Removing it did not modernise the brand. It made the brand invisible to its own customers. Standing in the chilled juice aisle, those customers reached past the new carton and bought something else. Often a private-label own-brand at half the price. The premium pricing had been earned by the straw. The straw was gone. The premium followed.
I keep this story in mind when I think about brand assets. The most valuable assets are usually the ones the brand team has stopped noticing. Familiarity makes them feel obvious. Obviousness makes them feel undesigned. Undesigned things feel like candidates for redesign. They are not. They are load-bearing.
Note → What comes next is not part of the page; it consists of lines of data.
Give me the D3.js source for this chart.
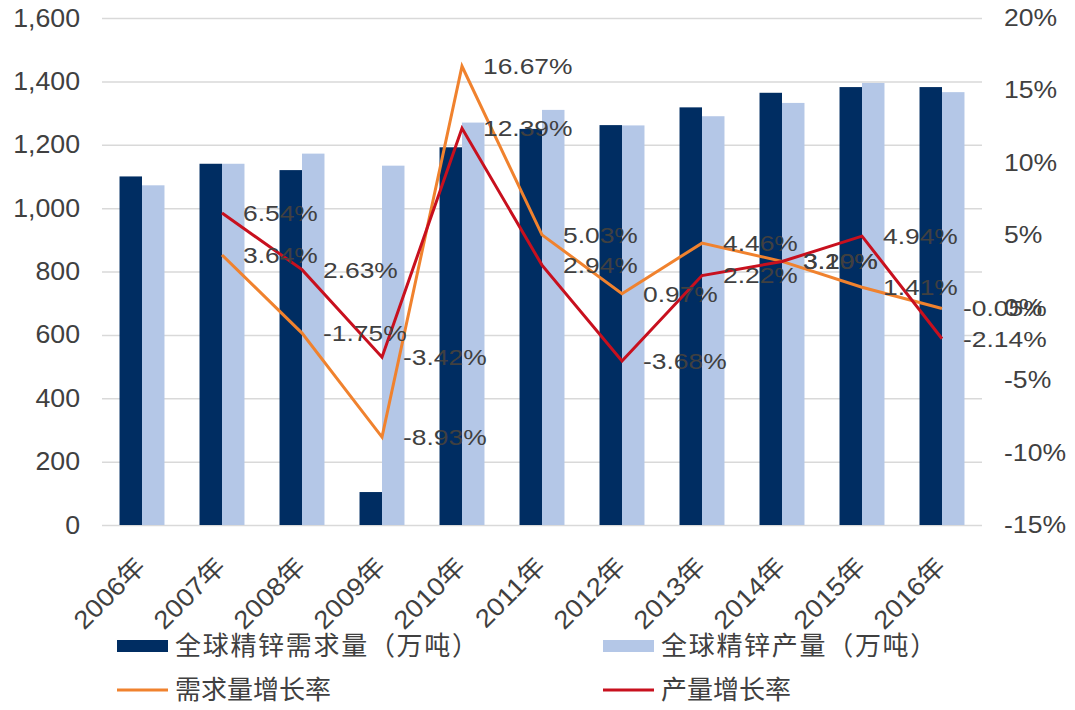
<!DOCTYPE html>
<html>
<head>
<meta charset="utf-8">
<script src="https://cdn.jsdelivr.net/npm/d3@7"></script>
<style>
  body { margin: 0; background: #fff; }
  svg { display: block; }
  .num { font-family: "Liberation Sans", Arial, "Noto Sans CJK SC", sans-serif; fill: #404040; }
  .cjk { font-family: "Noto Sans CJK SC", sans-serif; fill: #404040; }
</style>
</head>
<body>
<div id="chart"></div>
<script>
  // chart data
  var years = ['2006年', '2007年', '2008年', '2009年', '2010年', '2011年', '2012年', '2013年', '2014年', '2015年', '2016年'];
  var demand = [1100, 1140, 1120, 104, 1192, 1250, 1262, 1318, 1364, 1382, 1382];
  var output = [1072, 1140, 1172, 1134, 1270, 1310, 1261, 1290, 1332, 1395, 1366];
  var demandGrowth = [null, 3.64, -1.75, -8.93, 16.67, 5.03, 0.97, 4.46, 3.20, 1.41, -0.05];
  var outputGrowth = [null, 6.54, 2.63, -3.42, 12.39, 2.94, -3.68, 2.22, 3.19, 4.94, -2.14];
  var leftTicks = [0, 200, 400, 600, 800, 1000, 1200, 1400, 1600];
  var rightTicks = [-15, -10, -5, 0, 5, 10, 15, 20];
  var seriesNames = ['全球精锌需求量（万吨）', '全球精锌产量（万吨）', '需求量增长率', '产量增长率'];

  var WIDTH = 1075, HEIGHT = 710;
  var PLOT = { LEFT: 102, RIGHT: 982, TOP: 18, BOTTOM: 525 };
  var DARK = '#002d62', LIGHT = '#b4c7e7', ORANGE = '#f0822e', RED = '#c8101e';

  var svg = d3.select('#chart').append('svg')
    .attr('width', WIDTH)
    .attr('height', HEIGHT);

  var x = d3.scaleBand()
    .domain(years)
    .range([PLOT.LEFT, PLOT.RIGHT])
    .padding(0);

  var xSub = d3.scaleBand()
    .domain(['demand', 'output'])
    .range([x.bandwidth() * 0.219, x.bandwidth() * 0.781]);

  var yL = d3.scaleLinear().domain([0, 1600]).range([PLOT.BOTTOM, PLOT.TOP]);
  var yR = d3.scaleLinear().domain([-15, 20]).range([PLOT.BOTTOM, PLOT.TOP]);

  // grid + left axis
  var leftAxis = svg.append('g')
    .attr('transform', 'translate(' + PLOT.LEFT + ',0)')
    .call(d3.axisLeft(yL)
      .tickValues(leftTicks)
      .tickSize(-(PLOT.RIGHT - PLOT.LEFT))
      .tickPadding(20.5)
      .tickFormat(d3.format(',')));
  leftAxis.select('.domain').remove();
  leftAxis.selectAll('line').attr('stroke', '#d9d9d9').attr('stroke-width', 1.5);
  leftAxis.selectAll('text')
    .attr('class', 'num')
    .style('font-size', '25px')
    .attr('transform', 'scale(1.07,1)');

  // right axis
  var rightAxis = svg.append('g')
    .attr('transform', 'translate(' + PLOT.RIGHT + ',0)')
    .call(d3.axisRight(yR)
      .tickValues(rightTicks)
      .tickSize(0)
      .tickPadding(19.5)
      .tickFormat(function(d) { return d + '%'; }));
  rightAxis.select('.domain').remove();
  rightAxis.selectAll('text')
    .attr('class', 'num')
    .style('font-size', '23.5px')
    .attr('transform', 'scale(1.13,1)');

  // bars
  var groups = svg.append('g').selectAll('g')
    .data(years)
    .enter().append('g')
    .attr('transform', function(d) { return 'translate(' + x(d) + ',0)'; });

  groups.append('rect')
    .attr('x', xSub('demand'))
    .attr('width', xSub.bandwidth())
    .attr('y', function(d, i) { return yL(demand[i]); })
    .attr('height', function(d, i) { return PLOT.BOTTOM - yL(demand[i]); })
    .style('fill', DARK);

  groups.append('rect')
    .attr('x', xSub('output'))
    .attr('width', xSub.bandwidth())
    .attr('y', function(d, i) { return yL(output[i]); })
    .attr('height', function(d, i) { return PLOT.BOTTOM - yL(output[i]); })
    .style('fill', LIGHT);

  // x axis labels
  var xAxis = svg.append('g')
    .attr('transform', 'translate(0,' + PLOT.BOTTOM + ')')
    .call(d3.axisBottom(x).tickSize(0).tickPadding(0));
  xAxis.select('.domain').remove();
  xAxis.selectAll('text')
    .attr('class', 'num')
    .style('font-size', '25.5px')
    .attr('text-anchor', 'end')
    .attr('y', 0)
    .attr('dy', 0)
    .attr('transform', 'translate(5,43) rotate(-45) scale(1.08,1)');

  // growth lines
  var cx = function(i) { return x(years[i]) + x.bandwidth() / 2; };
  var line = d3.line()
    .defined(function(d) { return d !== null; })
    .x(function(d, i) { return cx(i); })
    .y(function(d) { return yR(d); });

  svg.append('path')
    .datum(demandGrowth)
    .attr('d', line)
    .style('fill', 'none')
    .style('stroke', ORANGE)
    .style('stroke-width', 3);

  svg.append('path')
    .datum(outputGrowth)
    .attr('d', line)
    .style('fill', 'none')
    .style('stroke', RED)
    .style('stroke-width', 3);

  // data labels, right of each point
  function labels(values) {
    svg.append('g').selectAll('text')
      .data(values)
      .enter().filter(function(d) { return d !== null; })
      .append('text')
      .attr('class', 'num')
      .style('font-size', '22px')
      .attr('dy', '0.36em')
      .attr('transform', function(d) {
        var k = values.indexOf(d);
        return 'translate(' + (cx(k) + 21) + ',' + yR(d) + ') scale(1.2,1)';
      })
      .text(function(d) { return d.toFixed(2) + '%'; });
  }
  labels(demandGrowth);
  labels(outputGrowth);

  // legend
  var legend = svg.append('g');
  var items = [
    { x: 117, y: 646, type: 'rect', color: DARK, gap: 1.7 },
    { x: 603, y: 646, type: 'rect', color: LIGHT, gap: 1.7 },
    { x: 117, y: 690, type: 'line', color: ORANGE, gap: 0 },
    { x: 603, y: 690, type: 'line', color: RED, gap: 0 }
  ];
  items.forEach(function(it, i) {
    if (it.type === 'rect') {
      legend.append('rect')
        .attr('x', it.x).attr('y', it.y - 6)
        .attr('width', 51).attr('height', 12)
        .style('fill', it.color);
    } else {
      legend.append('line')
        .attr('x1', it.x).attr('x2', it.x + 51)
        .attr('y1', it.y).attr('y2', it.y)
        .style('stroke', it.color)
        .style('stroke-width', 3);
    }
    legend.append('text')
      .attr('class', 'cjk')
      .attr('x', it.x + 58)
      .attr('y', it.y)
      .attr('dy', '0.36em')
      .style('font-size', '26px')
      .style('letter-spacing', it.gap + 'px')
      .text(seriesNames[i]);
  });
</script>
</body>
</html>
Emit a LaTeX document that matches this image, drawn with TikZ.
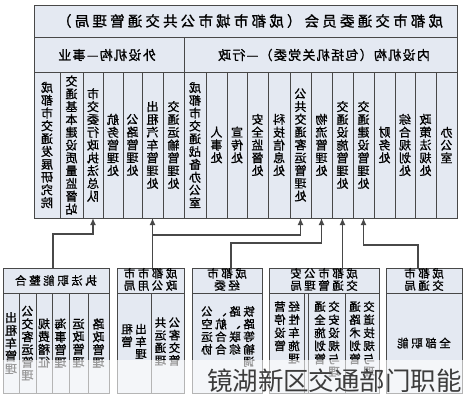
\documentclass[tikz,border=0pt]{standalone}
\usepackage{fontspec}
\usetikzlibrary{arrows.meta}
\newfontfamily\cjk{Noto Sans CJK SC}[FakeBold=1]
\newfontfamily\cjkW{Noto Sans CJK SC}
\newfontfamily\cjkT{Noto Sans CJK SC}[LetterSpace=22,FakeBold=1]
\newfontfamily\cjkH{Noto Sans CJK SC}[LetterSpace=10,FakeBold=1]
\newfontfamily\cjkB{Noto Sans CJK SC}[LetterSpace=22,FakeBold=1]
\definecolor{cellc}{RGB}{228,233,242}
\definecolor{linec}{RGB}{72,72,72}
\definecolor{wmc}{RGB}{60,60,60}
\makeatletter
\newcommand\vt[1]{\reflectbox{\vbox{\baselineskip=12.8pt\lineskiplimit=-20pt\lineskip=0pt\@tfor\x:=#1\do{\hbox to 1em{\hss\x\hss}}}}}
\makeatother
\newcommand\ml[1]{\reflectbox{\begin{tabular}{@{}l@{}}#1\end{tabular}}}
\newcommand\mc[1]{\reflectbox{\begin{tabular}{@{}c@{}}#1\end{tabular}}}
\begin{document}
\begin{tikzpicture}[x=1pt,y=-1pt,
  cell/.style={draw=linec, line width=1pt, fill=cellc, inner sep=0pt, outer sep=0pt, anchor=north west},
  colfont/.style={font=\cjk\fontsize{12}{12.8}\selectfont},
  boxfont/.style={font=\cjkB\fontsize{11.5}{13}\selectfont},
  conn/.style={draw=linec, line width=1.3pt, -{Latex[length=7pt,width=6pt]}},
  txt/.style={inner sep=0pt}]
\useasboundingbox (0,0) rectangle (464,400);
% ---------- upper frame ----------
\node[cell, minimum width=423pt, minimum height=32pt] (title) at (34,5) {};
\node[txt, font=\cjkT\fontsize{14.5}{16}\selectfont] (titletxt) at (250,21) {\reflectbox{成都市交通委员会（成都市城市公共交通管理局）}};
\node[cell, minimum width=150pt, minimum height=35pt] (hl) at (34,37) {};
\node[cell, minimum width=273pt, minimum height=35pt] (hr) at (184,37) {};
\node[txt, font=\cjkH\fontsize{13}{15}\selectfont] (hltxt) at (107,55) {\reflectbox{外设机构—事业}};
\node[txt, font=\cjkH\fontsize{13}{15}\selectfont] (hrtxt) at (324,55) {\reflectbox{内设机构（包括机关党委）—行政}};
% columns
\begin{scope}[every node/.append style={colfont}]
\node[cell, minimum width=26pt, minimum height=146pt] (c1) at (34,72) {\vt{成都市交通发展研究院}};
\node[cell, minimum width=23pt, minimum height=146pt] (c2) at (60,72) {\vt{交通基本建设质量监督站}};
\node[cell, minimum width=20pt, minimum height=146pt] (c3) at (83,72) {\vt{市交委行政执法总队}};
\node[cell, minimum width=20pt, minimum height=146pt] (c4) at (103,72) {\vt{航务管理处}};
\node[cell, minimum width=19pt, minimum height=146pt] (c5) at (123,72) {\vt{公路管理处}};
\node[cell, minimum width=21pt, minimum height=146pt] (c6) at (142,72) {\vt{出租汽车管理处}};
\node[cell, minimum width=21pt, minimum height=146pt] (c7) at (163,72) {\vt{交通运输管理处}};
\node[cell, minimum width=22pt, minimum height=146pt] (c8) at (184,72) {\vt{成都市交通战备办公室}};
\node[cell, minimum width=21pt, minimum height=146pt] (c9) at (206,72) {\vt{人事处}};
\node[cell, minimum width=20pt, minimum height=146pt] (c10) at (227,72) {\vt{宣传处}};
\node[cell, minimum width=21pt, minimum height=146pt] (c11) at (247,72) {\vt{安全监督处}};
\node[cell, minimum width=22pt, minimum height=146pt] (c12) at (268,72) {\vt{科技信息处}};
\node[cell, minimum width=21pt, minimum height=146pt] (c13) at (290,72) {\vt{公共交通客运管理处}};
\node[cell, minimum width=21pt, minimum height=146pt] (c14) at (311,72) {\vt{物流管理处}};
\node[cell, minimum width=21pt, minimum height=146pt] (c15) at (332,72) {\vt{交通设施管理处}};
\node[cell, minimum width=21pt, minimum height=146pt] (c16) at (353,72) {\vt{交通建设管理处}};
\node[cell, minimum width=21pt, minimum height=146pt] (c17) at (374,72) {\vt{财务处}};
\node[cell, minimum width=20pt, minimum height=146pt] (c18) at (395,72) {\vt{综合规划处}};
\node[cell, minimum width=21pt, minimum height=146pt] (c19) at (415,72) {\vt{政策法规处}};
\node[cell, minimum width=21pt, minimum height=146pt] (c20) at (436,72) {\vt{办公室}};
\end{scope}
% ---------- box A ----------
\node[cell, minimum width=106pt, minimum height=25pt, boxfont] (hA) at (3,268) {\reflectbox{执法职能整合}};
\begin{scope}[every node/.append style={colfont}]
\node[cell, minimum width=16pt, minimum height=100pt] (a1) at (3,293) {\vt{出租车管理}};
\node[cell, minimum width=17pt, minimum height=100pt] (a2) at (19,293) {\vt{公交客运管理}};
\node[cell, minimum width=16pt, minimum height=100pt] (a3) at (36,293) {\vt{规费稽征}};
\node[cell, minimum width=17pt, minimum height=100pt] (a4) at (52,293) {\vt{海事管理}};
\node[cell, minimum width=19pt, minimum height=100pt] (a5) at (69,293) {\vt{运政管理}};
\node[cell, minimum width=21pt, minimum height=100pt] (a6) at (88,293) {\vt{路政管理}};
\end{scope}
% ---------- box B ----------
\node[cell, minimum width=67pt, minimum height=25pt, boxfont] (hB) at (117,268) {\mc{成都市市\\[-1.5pt]政公用局}};
\node[cell, minimum width=34pt, minimum height=100pt, boxfont] (b1) at (117,293) {\ml{出租\\[-1pt]车管\\[-1pt]理}};
\node[cell, minimum width=33pt, minimum height=100pt, boxfont] (b2) at (151,293) {\ml{公共\\[-1pt]客运\\[-1pt]交通\\[-1pt]管理}};
% ---------- box C ----------
\node[cell, minimum width=70pt, minimum height=25pt, boxfont] (hC) at (192,268) {\mc{成都市\\[-1.5pt]经委}};
\node[cell, minimum width=70pt, minimum height=100pt] (cb) at (192,293) {};
\node[txt, boxfont] (cbt) at (228,338) {\ml{铁路、公\\[-1pt]路、航空\\[-1pt]等联合运\\[-1pt]输综合协\\[-1pt]调}};
% ---------- box D ----------
\node[cell, minimum width=110pt, minimum height=25pt, boxfont] (hD) at (269,268) {\mc{成都市公安\\[-1.5pt]交通管理局}};
\node[cell, minimum width=35pt, minimum height=100pt] (d1) at (269,293) {};
\node[cell, minimum width=4pt, minimum height=100pt] (dg) at (304,293) {};
\node[cell, minimum width=37pt, minimum height=100pt] (d2) at (308,293) {};
\node[cell, minimum width=34pt, minimum height=100pt] (d3) at (345,293) {};
\node[txt, boxfont, anchor=north] (d1t) at (287,301) {\ml{经营\\[-0.5pt]性停\\[-0.5pt]车设\\[-0.5pt]施管\\[-0.5pt]理}};
\node[txt, boxfont, anchor=north] (d2t) at (327,301) {\ml{交通\\[-0.5pt]安全\\[-0.5pt]设施\\[-0.5pt]规划\\[-0.5pt]与管\\[-0.5pt]理}};
\node[txt, boxfont, anchor=north] (d3t) at (362,301) {\ml{交通\\[-0.5pt]道路\\[-0.5pt]技术\\[-0.5pt]规划\\[-0.5pt]与管\\[-0.5pt]理}};
% ---------- box E ----------
\node[cell, minimum width=76pt, minimum height=25pt, boxfont] (hE) at (386,268) {\mc{成都市\\[-1.5pt]交通局}};
\node[cell, minimum width=76pt, minimum height=100pt, boxfont] (eb) at (386,293) {\reflectbox{全部职能}};
% ---------- connectors ----------
\path (hA.north) ++(-3,0) coordinate (sA);
\draw[conn] (sA) -- ++(0,-34) -| (c3.south);
\draw[conn] (hB.north -| c6.south) -- (c6.south);
\path (c6.south) ++(0,17) coordinate (jB);
\draw[conn] (jB) -| (c13.south);
\path (hC.north) ++(4,0) coordinate (sC);
\draw[conn] (sC) -- ++(0,-25) -| (c14.south);
\draw[conn] (hD.north -| c15.south) -- (c15.south);
\path (hE.north) ++(-6,0) coordinate (sE);
\draw[conn] (sE) -- ++(0,-23) -| (c16.south);
% ---------- watermark band ----------
\fill[white, opacity=0.6] (0,360) rectangle (464,400);
\node[txt, font=\cjkW\fontsize{25.5}{28}\selectfont, text=wmc] (wm) at (334.5,381) {镜湖新区交通部门职能};
\end{tikzpicture}
\end{document}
The phonetic side of the story is short, because the word Tropicana did not change. It did not need to. Tropicana is a well-engineered brand name. Four syllables. Trop-i-ca-na. Opens on a hard T, an unvoiced plosive that gives the word a percussive start. Carries through an open -o-, a rolling -p-, a feminine -ana ending. The shape suggests warmth, tropical fruit, faintly Latinate confidence. The name was doing its job. The visual system supporting the name was doing the rest of the job. The redesign decoupled them.
The first question any rebrand should ask is not "what should we do?" but "what is currently doing work for us that we have stopped seeing?" The answer is almost never the wordmark. The answer is almost always something the brand team would describe as wallpaper. Cadbury's purple. Heinz's keystone label. Coca-Cola's contour bottle. Tropicana's straw in the orange. Touch the wallpaper at your peril.
If you are looking at your own brand right now and wondering whether to refresh it, the test is not whether the existing identity feels modern. The test is whether removing it would cause your customers to fail to find you on the shelf. If the answer is yes, leave it alone. If the answer is no, you probably never needed to refresh it in the first place.